Por qué entonces ahora, pasados un par de años, no deja de escribirle cartas públicas al mismo presidente al que defendía
Por qué entonces ahora, se pregunta uno, por qué justo ahora, pasados un par de años, no deja de escribirle cartas públicas al mismo presidente al que defendía, cartas en las que lo acusa de toda suerte de horrores derivados, según afirma, de una adicción de aquél a las drogas o algo adictivo que no precisa nunca en esas comunicaciones que tienen un curioso contenido entre romántico, entre clásico, entre patriótico, entre moralista, a veces un poco denunciante, a veces un poco de simple cotilleo.

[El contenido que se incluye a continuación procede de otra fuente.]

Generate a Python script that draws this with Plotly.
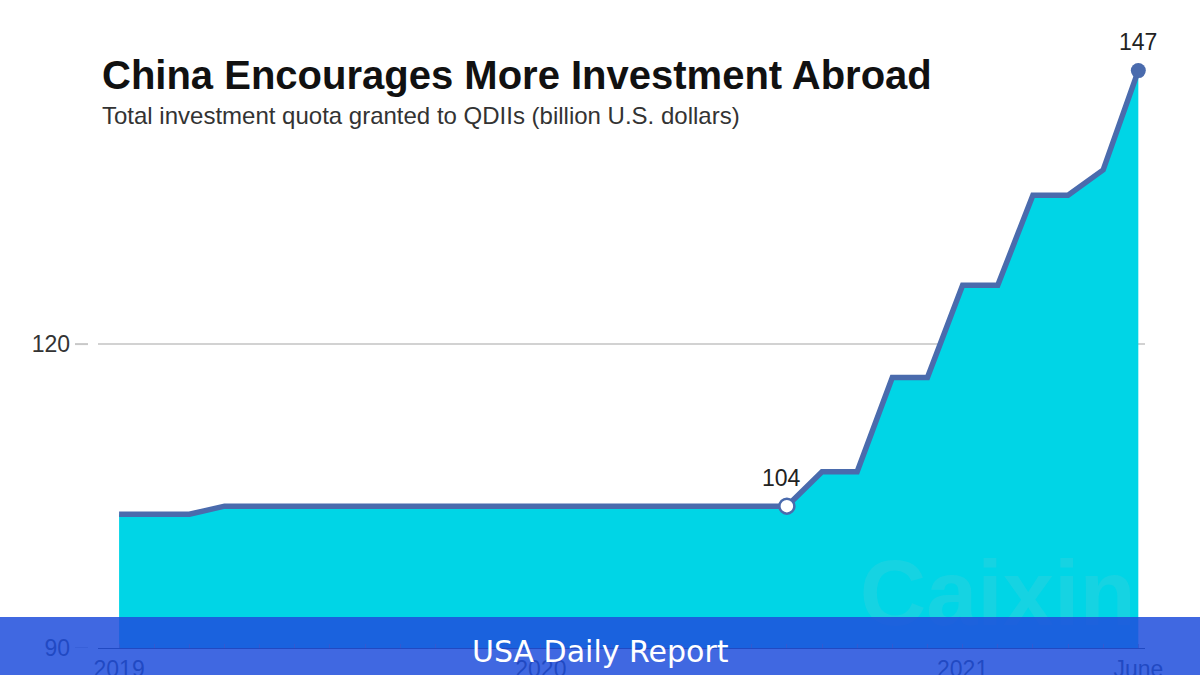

No es trigo limpio. Qué hay detrás, quién hay detrás, es la pregunta. Por qué esa adicción que le atribuye a Petro es lesiva ahora, pero en apariencia no lo era antes cuando consideraba que había que defender al presidente. Por qué cartas así, que no es que sean literariamente la Carta al parde, de Kafka, sino comunicaciones llenas de lugares sin límites, visiblemente etéreas que en todo caso parecen muy bien calculadas entre inflexiones altisonantes de pasión, de reproche, de venganza o de simple reprimenda patriarcal.
Por qué Leyva, por ejemplo, no hace una denuncia directa y oficial por omisiones o actuaciones ilegales del presidente, pues entre otras cosas las adicciones en el ejercicio de cargos y sobre todo afectando de algún modo el ejercicio de cargos, significan faltas disciplinarias graves para los funcionarios.
Algo no cuadra en las cartas de Leyva. Dan bombo, es cierto, pero no dan ninguna claridad, toda vez que no parecen buscar ninguna claridad. No es trigo limpio.